Structured Problem-Solving

  • Identifying the root cause of the conflict if it has escalated. Bring people together to openly talk about the issue.
  • Avoid taking sides and watch out for confirmation bias in terms of your perceived views on people. Search out for specific facts and examples. 
  • Ask those involved to come up with solutions as to how to move things forward.
  • See it through to resolution. Do not let it continue on. Keep moving it forward and taking appropriate steps until it is resolved.

Mediation and Facilitation

  • Be the mediator. If there is a conflict between 2 people that continues then you may have to step in to mediate. This could be in the form of bringing them into a meeting together with you in the room. If you are too close to it you may have to bring in a neutral third party who is appropriately skilled.
  • Lay out what you have noticed and reinforcing the importance of your expectations in terms of people working together. 
  • Set ground rules for the mediation for respectful communication.
  • Give each each person the opportunity to speak and encourage them to speak to each other in turn, rather than to you.
  • Clarify the issues and identify common interests.
  • Brainstorm with the individuals to find a way forward.

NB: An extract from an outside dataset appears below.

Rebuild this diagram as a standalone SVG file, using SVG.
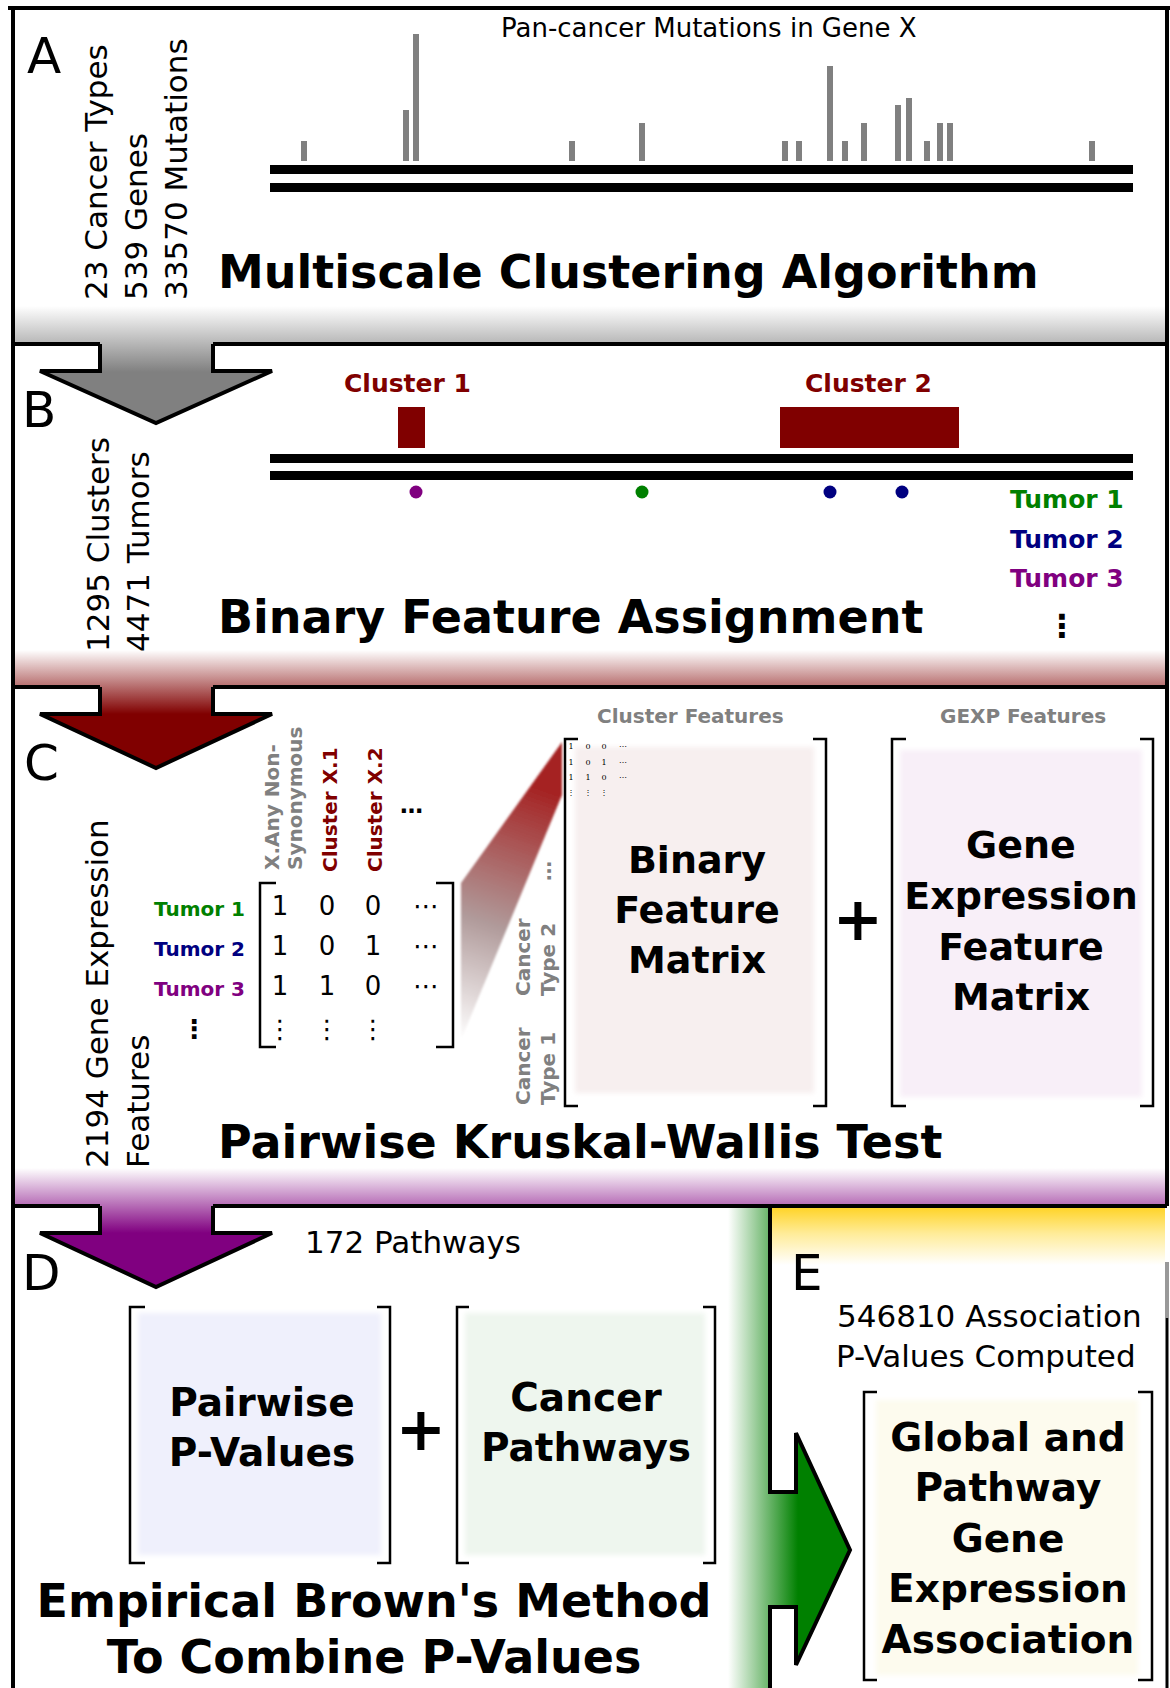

Clarify andgain commitment from the individuals with specific actions.
  • Agree a time and location to follow up and reflect on progress.

Setting Clear Expectations and Boundaries

  • Clarifying team norms. Set your expectations of people communicating directly and honestly. 
  • Clarify roles and responsibilities. Ensure it is clear who is responsible for what. This will require looking at broader areas of responsibility to provide that clarification and identifying any areas of potential overlap or confusion.
  • Regular check-ins to ensure alignment and address issues early. Team meetings to openly discuss and reflect on how the team is engaging in conflict.

Conclusion

To transform conflict within dental practices we have to view conflict from a totally different perspective, namely that conflict at a certain level is not only to be expected but is required in order to have a high performing team. When done correctly it prevents destructive conflict because things are not being left unsaid which eventually leads to an eruption and unhelpful conflict.

Encouraging open, honest and direct communication allows us to create an environment where good conflict can take place which allows everything to continually move forward and improve.

Encourage differences and conflict to be aired so that everything can progress.